■ Material
══════

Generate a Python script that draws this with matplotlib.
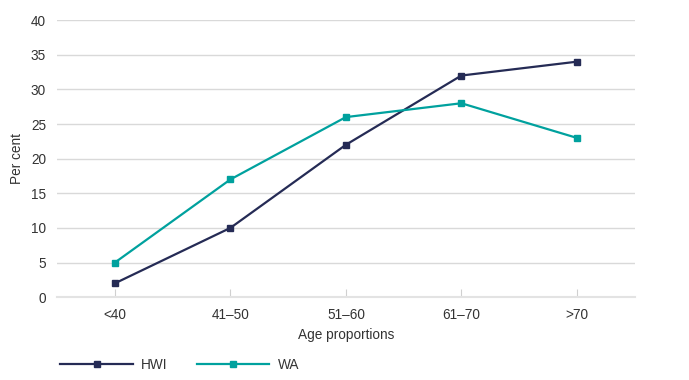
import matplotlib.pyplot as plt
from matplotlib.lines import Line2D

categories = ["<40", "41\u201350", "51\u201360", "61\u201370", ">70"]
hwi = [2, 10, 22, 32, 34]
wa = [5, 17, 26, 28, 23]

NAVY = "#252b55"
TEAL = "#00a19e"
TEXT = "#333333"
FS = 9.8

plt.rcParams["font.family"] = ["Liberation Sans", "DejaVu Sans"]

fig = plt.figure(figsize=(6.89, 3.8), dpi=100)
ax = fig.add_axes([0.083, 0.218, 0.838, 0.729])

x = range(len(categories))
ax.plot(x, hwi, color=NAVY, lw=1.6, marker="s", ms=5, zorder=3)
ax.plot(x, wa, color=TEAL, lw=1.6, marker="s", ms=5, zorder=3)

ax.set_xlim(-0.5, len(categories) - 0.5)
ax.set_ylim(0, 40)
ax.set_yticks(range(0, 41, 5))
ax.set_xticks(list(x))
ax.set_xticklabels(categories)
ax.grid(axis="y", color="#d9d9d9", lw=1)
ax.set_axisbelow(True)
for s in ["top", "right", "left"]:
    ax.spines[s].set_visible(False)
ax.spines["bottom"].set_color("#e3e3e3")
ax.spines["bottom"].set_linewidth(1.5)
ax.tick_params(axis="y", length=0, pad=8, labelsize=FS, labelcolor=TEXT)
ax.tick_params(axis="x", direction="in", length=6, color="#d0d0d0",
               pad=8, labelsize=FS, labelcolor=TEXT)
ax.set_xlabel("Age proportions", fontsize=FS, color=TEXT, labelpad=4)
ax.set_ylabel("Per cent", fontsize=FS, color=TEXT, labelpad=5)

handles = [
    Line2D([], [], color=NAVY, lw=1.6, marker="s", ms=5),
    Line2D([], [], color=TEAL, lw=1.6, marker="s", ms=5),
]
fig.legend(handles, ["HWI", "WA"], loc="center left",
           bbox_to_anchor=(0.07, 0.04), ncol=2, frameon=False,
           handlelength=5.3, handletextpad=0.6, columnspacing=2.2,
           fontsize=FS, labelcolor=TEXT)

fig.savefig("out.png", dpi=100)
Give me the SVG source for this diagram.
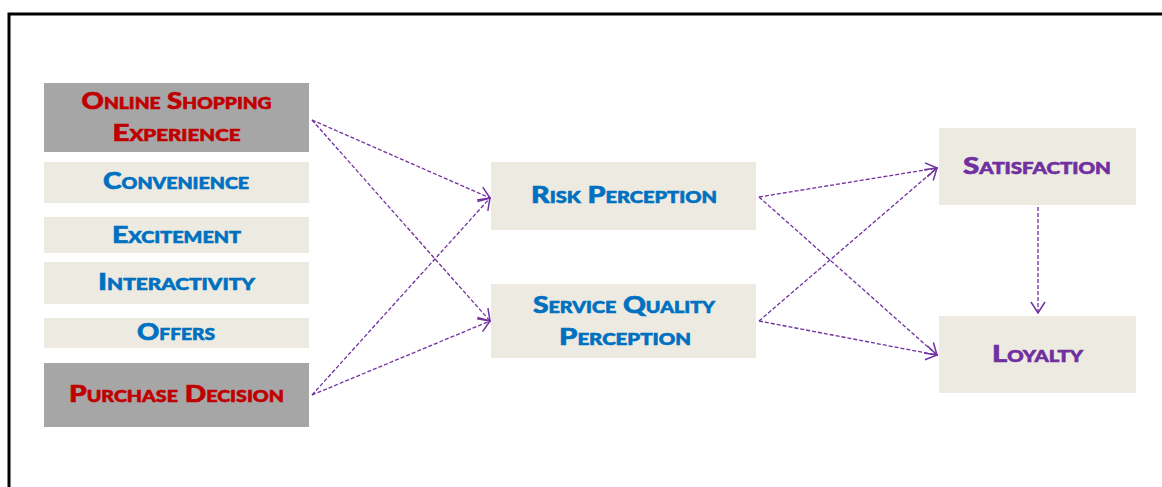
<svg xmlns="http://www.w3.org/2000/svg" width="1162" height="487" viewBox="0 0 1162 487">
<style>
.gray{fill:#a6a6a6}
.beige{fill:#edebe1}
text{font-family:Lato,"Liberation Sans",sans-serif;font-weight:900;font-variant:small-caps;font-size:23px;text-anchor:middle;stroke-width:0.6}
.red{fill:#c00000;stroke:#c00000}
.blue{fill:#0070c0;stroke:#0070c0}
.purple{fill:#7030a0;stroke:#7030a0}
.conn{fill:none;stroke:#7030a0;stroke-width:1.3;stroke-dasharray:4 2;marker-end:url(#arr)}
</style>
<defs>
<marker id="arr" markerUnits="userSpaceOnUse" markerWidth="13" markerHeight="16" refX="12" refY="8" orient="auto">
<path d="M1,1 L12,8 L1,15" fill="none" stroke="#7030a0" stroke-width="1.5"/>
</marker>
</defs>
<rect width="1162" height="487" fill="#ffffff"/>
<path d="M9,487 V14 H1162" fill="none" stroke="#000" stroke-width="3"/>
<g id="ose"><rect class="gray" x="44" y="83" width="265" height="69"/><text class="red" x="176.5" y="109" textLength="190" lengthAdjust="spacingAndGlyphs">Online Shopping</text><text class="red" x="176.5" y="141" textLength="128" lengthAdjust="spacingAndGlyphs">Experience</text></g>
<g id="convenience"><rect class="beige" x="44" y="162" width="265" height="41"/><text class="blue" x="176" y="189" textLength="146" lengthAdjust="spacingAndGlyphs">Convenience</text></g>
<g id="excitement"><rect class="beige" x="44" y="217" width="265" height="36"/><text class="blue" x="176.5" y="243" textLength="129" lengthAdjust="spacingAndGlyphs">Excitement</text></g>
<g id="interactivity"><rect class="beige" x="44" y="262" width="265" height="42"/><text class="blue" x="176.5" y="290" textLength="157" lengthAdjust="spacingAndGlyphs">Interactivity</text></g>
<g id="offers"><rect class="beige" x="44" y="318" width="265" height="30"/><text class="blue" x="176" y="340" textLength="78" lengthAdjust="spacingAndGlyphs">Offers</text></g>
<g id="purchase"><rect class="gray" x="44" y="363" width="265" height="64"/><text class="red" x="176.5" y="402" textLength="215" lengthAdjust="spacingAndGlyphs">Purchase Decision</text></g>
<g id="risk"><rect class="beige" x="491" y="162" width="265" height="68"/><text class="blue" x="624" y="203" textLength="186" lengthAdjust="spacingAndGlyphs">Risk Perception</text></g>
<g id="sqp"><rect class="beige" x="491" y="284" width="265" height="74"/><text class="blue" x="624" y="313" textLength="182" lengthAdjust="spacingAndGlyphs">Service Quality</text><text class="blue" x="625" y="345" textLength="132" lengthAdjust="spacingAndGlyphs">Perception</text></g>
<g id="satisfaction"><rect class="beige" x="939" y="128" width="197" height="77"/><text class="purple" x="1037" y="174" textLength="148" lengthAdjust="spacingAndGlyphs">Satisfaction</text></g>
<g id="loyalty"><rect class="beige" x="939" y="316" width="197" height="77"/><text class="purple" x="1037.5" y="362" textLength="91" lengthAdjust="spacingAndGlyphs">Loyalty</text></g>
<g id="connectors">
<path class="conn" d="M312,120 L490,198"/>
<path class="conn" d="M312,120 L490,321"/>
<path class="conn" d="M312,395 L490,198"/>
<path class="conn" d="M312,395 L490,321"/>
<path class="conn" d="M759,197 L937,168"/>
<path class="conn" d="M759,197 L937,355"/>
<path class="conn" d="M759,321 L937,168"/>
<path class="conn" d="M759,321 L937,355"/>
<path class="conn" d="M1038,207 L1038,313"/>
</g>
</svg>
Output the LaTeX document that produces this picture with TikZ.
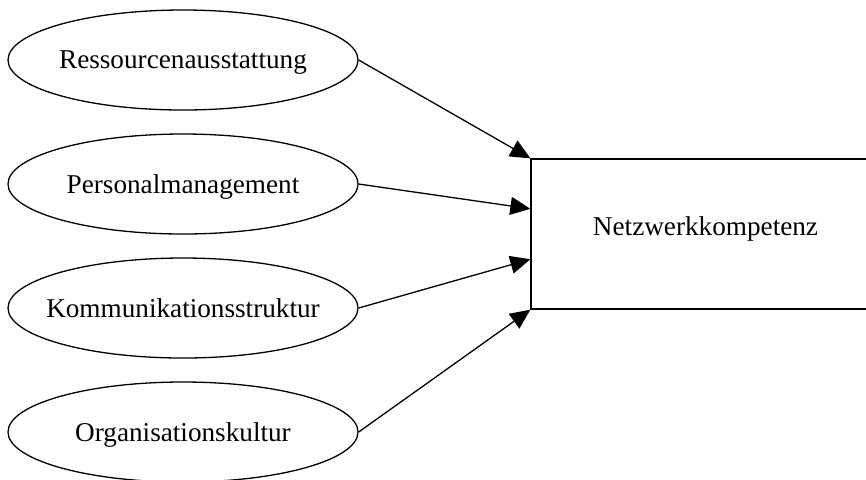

══════

■ Work to complete
Make an exact copy of every entry above, minus the images.

■ Right answer
Generate a Python script that draws this with matplotlib.
import matplotlib.pyplot as plt
from matplotlib.lines import Line2D

categories = ["<40", "41\u201350", "51\u201360", "61\u201370", ">70"]
hwi = [2, 10, 22, 32, 34]
wa = [5, 17, 26, 28, 23]

NAVY = "#252b55"
TEAL = "#00a19e"
TEXT = "#333333"
FS = 9.8

plt.rcParams["font.family"] = ["Liberation Sans", "DejaVu Sans"]

fig = plt.figure(figsize=(6.89, 3.8), dpi=100)
ax = fig.add_axes([0.083, 0.218, 0.838, 0.729])

x = range(len(categories))
ax.plot(x, hwi, color=NAVY, lw=1.6, marker="s", ms=5, zorder=3)
ax.plot(x, wa, color=TEAL, lw=1.6, marker="s", ms=5, zorder=3)

ax.set_xlim(-0.5, len(categories) - 0.5)
ax.set_ylim(0, 40)
ax.set_yticks(range(0, 41, 5))
ax.set_xticks(list(x))
ax.set_xticklabels(categories)
ax.grid(axis="y", color="#d9d9d9", lw=1)
ax.set_axisbelow(True)
for s in ["top", "right", "left"]:
    ax.spines[s].set_visible(False)
ax.spines["bottom"].set_color("#e3e3e3")
ax.spines["bottom"].set_linewidth(1.5)
ax.tick_params(axis="y", length=0, pad=8, labelsize=FS, labelcolor=TEXT)
ax.tick_params(axis="x", direction="in", length=6, color="#d0d0d0",
               pad=8, labelsize=FS, labelcolor=TEXT)
ax.set_xlabel("Age proportions", fontsize=FS, color=TEXT, labelpad=4)
ax.set_ylabel("Per cent", fontsize=FS, color=TEXT, labelpad=5)

handles = [
    Line2D([], [], color=NAVY, lw=1.6, marker="s", ms=5),
    Line2D([], [], color=TEAL, lw=1.6, marker="s", ms=5),
]
fig.legend(handles, ["HWI", "WA"], loc="center left",
           bbox_to_anchor=(0.07, 0.04), ncol=2, frameon=False,
           handlelength=5.3, handletextpad=0.6, columnspacing=2.2,
           fontsize=FS, labelcolor=TEXT)

fig.savefig("out.png", dpi=100)
Give me the SVG source for this diagram.
<svg xmlns="http://www.w3.org/2000/svg" width="1162" height="487" viewBox="0 0 1162 487">
<style>
.gray{fill:#a6a6a6}
.beige{fill:#edebe1}
text{font-family:Lato,"Liberation Sans",sans-serif;font-weight:900;font-variant:small-caps;font-size:23px;text-anchor:middle;stroke-width:0.6}
.red{fill:#c00000;stroke:#c00000}
.blue{fill:#0070c0;stroke:#0070c0}
.purple{fill:#7030a0;stroke:#7030a0}
.conn{fill:none;stroke:#7030a0;stroke-width:1.3;stroke-dasharray:4 2;marker-end:url(#arr)}
</style>
<defs>
<marker id="arr" markerUnits="userSpaceOnUse" markerWidth="13" markerHeight="16" refX="12" refY="8" orient="auto">
<path d="M1,1 L12,8 L1,15" fill="none" stroke="#7030a0" stroke-width="1.5"/>
</marker>
</defs>
<rect width="1162" height="487" fill="#ffffff"/>
<path d="M9,487 V14 H1162" fill="none" stroke="#000" stroke-width="3"/>
<g id="ose"><rect class="gray" x="44" y="83" width="265" height="69"/><text class="red" x="176.5" y="109" textLength="190" lengthAdjust="spacingAndGlyphs">Online Shopping</text><text class="red" x="176.5" y="141" textLength="128" lengthAdjust="spacingAndGlyphs">Experience</text></g>
<g id="convenience"><rect class="beige" x="44" y="162" width="265" height="41"/><text class="blue" x="176" y="189" textLength="146" lengthAdjust="spacingAndGlyphs">Convenience</text></g>
<g id="excitement"><rect class="beige" x="44" y="217" width="265" height="36"/><text class="blue" x="176.5" y="243" textLength="129" lengthAdjust="spacingAndGlyphs">Excitement</text></g>
<g id="interactivity"><rect class="beige" x="44" y="262" width="265" height="42"/><text class="blue" x="176.5" y="290" textLength="157" lengthAdjust="spacingAndGlyphs">Interactivity</text></g>
<g id="offers"><rect class="beige" x="44" y="318" width="265" height="30"/><text class="blue" x="176" y="340" textLength="78" lengthAdjust="spacingAndGlyphs">Offers</text></g>
<g id="purchase"><rect class="gray" x="44" y="363" width="265" height="64"/><text class="red" x="176.5" y="402" textLength="215" lengthAdjust="spacingAndGlyphs">Purchase Decision</text></g>
<g id="risk"><rect class="beige" x="491" y="162" width="265" height="68"/><text class="blue" x="624" y="203" textLength="186" lengthAdjust="spacingAndGlyphs">Risk Perception</text></g>
<g id="sqp"><rect class="beige" x="491" y="284" width="265" height="74"/><text class="blue" x="624" y="313" textLength="182" lengthAdjust="spacingAndGlyphs">Service Quality</text><text class="blue" x="625" y="345" textLength="132" lengthAdjust="spacingAndGlyphs">Perception</text></g>
<g id="satisfaction"><rect class="beige" x="939" y="128" width="197" height="77"/><text class="purple" x="1037" y="174" textLength="148" lengthAdjust="spacingAndGlyphs">Satisfaction</text></g>
<g id="loyalty"><rect class="beige" x="939" y="316" width="197" height="77"/><text class="purple" x="1037.5" y="362" textLength="91" lengthAdjust="spacingAndGlyphs">Loyalty</text></g>
<g id="connectors">
<path class="conn" d="M312,120 L490,198"/>
<path class="conn" d="M312,120 L490,321"/>
<path class="conn" d="M312,395 L490,198"/>
<path class="conn" d="M312,395 L490,321"/>
<path class="conn" d="M759,197 L937,168"/>
<path class="conn" d="M759,197 L937,355"/>
<path class="conn" d="M759,321 L937,168"/>
<path class="conn" d="M759,321 L937,355"/>
<path class="conn" d="M1038,207 L1038,313"/>
</g>
</svg>
Output the LaTeX document that produces this picture with TikZ.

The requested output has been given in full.